S’il est une ville qui pourrait prétendre aux rangs privilégiés de muse universelle elle s’appellerait Paris. Un écrin chargé d’histoire et de vécus romanesques qui n’a pas fini de subjuguer artistes, écrivain.e.s et poètes, souvent au premier regard.
Nabil Naoum,
écrivain égyptien en fait partie. C’est la raison pour laquelle il a choisi d’y
donner vie à son recueil « l’éclipse et autres nouvelles » (Actes Sud, 2020) dont le
thème principal est l’amour.
La première partie est constituée de six nouvelles qui prennent toutes vie dans l’univers d’églises parisiennes marquantes pour l’auteur. Dans ou à proximité de chacune d’entre-elles se joue, se noue et se dénoue une relation d’un ordre particulier.
Ainsi c’est dans
l’église Saint Sulpice que se produit le miracle d’une rencontre. Celle «d’une
femme dont la présence adoucit la solitude d’un étranger ». Celui-là
même qui lui fera porter un autre regard sur elle-même, sa vie et sa ville.

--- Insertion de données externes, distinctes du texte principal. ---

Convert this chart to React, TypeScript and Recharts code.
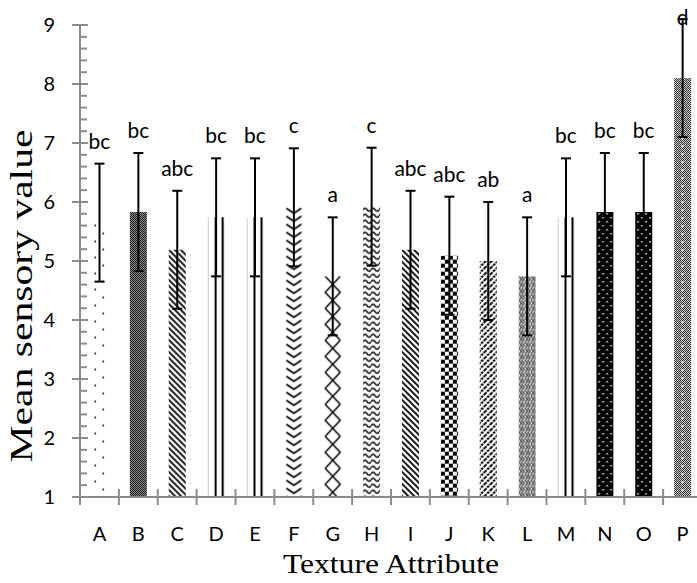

Plus loin, dans un café sur la place des abbesses à Montmartre, en face de
l’église Saint-Jean à la façade couverte de briques rouges et de céramiques, le
personnage revisite un amour lointain mais encore vibrant. Il y contemple
impuissant, l’éclipse d’un lien sans cesse interrogé. « Mon attachement
pour elle procédait-il d’un amour véritable ou bien de la possessivité, de
l’incapacité où j’étais d’accepter de la perdre ? Etait-ce vraiment de ma
part désir de coïncider avec elle ou bien crainte de solitude ? ». Alors
que le fil de sa tourmente se déroule, devant l’église de Saint Nicolas se
produit le ravissement d’un homme d’un certain âge par la jeunesse d’une femme.

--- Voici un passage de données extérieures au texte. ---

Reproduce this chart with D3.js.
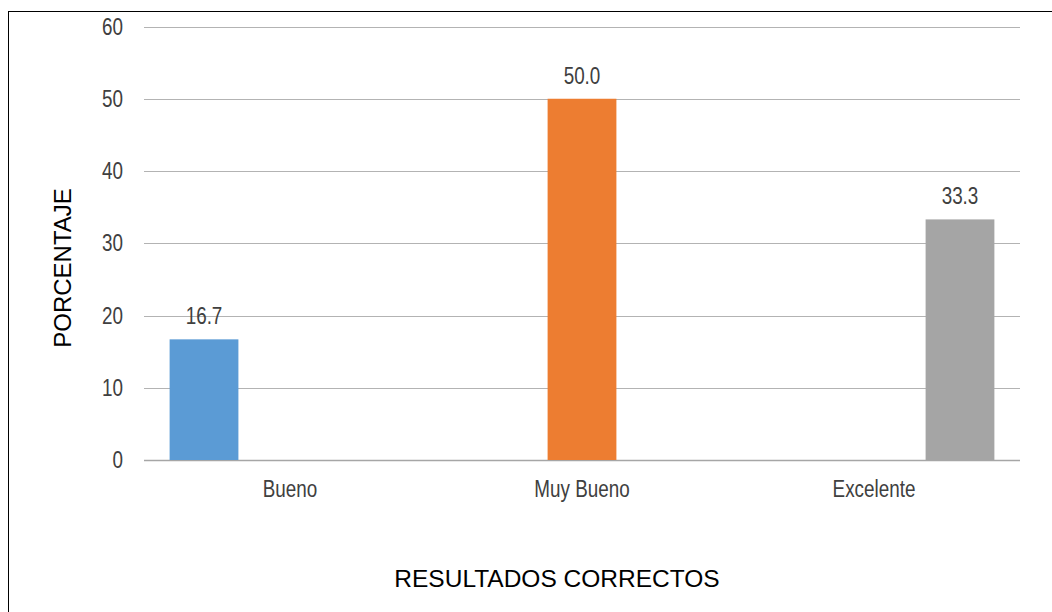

Sa quête impossible tourne à l’obsession et le renvoie inlassablement à sa
propre finitude et au temps qui passe. Cette dernière thématique toujours
empreinte de mélancolie est d’autant plus puissante que portée par la musique dans
la nouvelle suivante. Il a en effet suffi d’une sonate de Bach pour que le
souvenir des premiers émois rejaillissent à la vue de cette femme priant ou
écoutant au premier rang de l’église de saint Paul dans le quartier du Marais. L’église
Saint-Eustache quant à elle reste le lieu où la prière cynique du commun des hommes
est exaucée : « Obtenir une femme qui puisse à la fois satisfaire
le corps et ne pas faire souffrir l’esprit ».
Nabil Naoum nous amène dans ce voyage au bout de l’amour, à saisir sa transcendance aux allures et aux trajectoires multiples. Qu’elles soient platoniques, tendres, passionnelles, charnelles, violentes ou routinières, toutes prennent source dans un moment de sidération du corps. Celui de la rencontre. Lorsque la douce puissance des premières fois, fait que l’individu se sente pleinement vivant dans une sorte de vibration mystique avec l’autre. Avant que la lucidité ne reprenne ses droits et ne laisse parfois la place au chagrin, il se passe de longs moments de poésie d’une intense mélancolie dont l’auteur maitrise le style.
Ce recueil merveilleusement traduit (par Luc Barbulesco), se savoure tel une douceur dans l’ambiance feutrée d’un café parisien par un après-midi d’automne.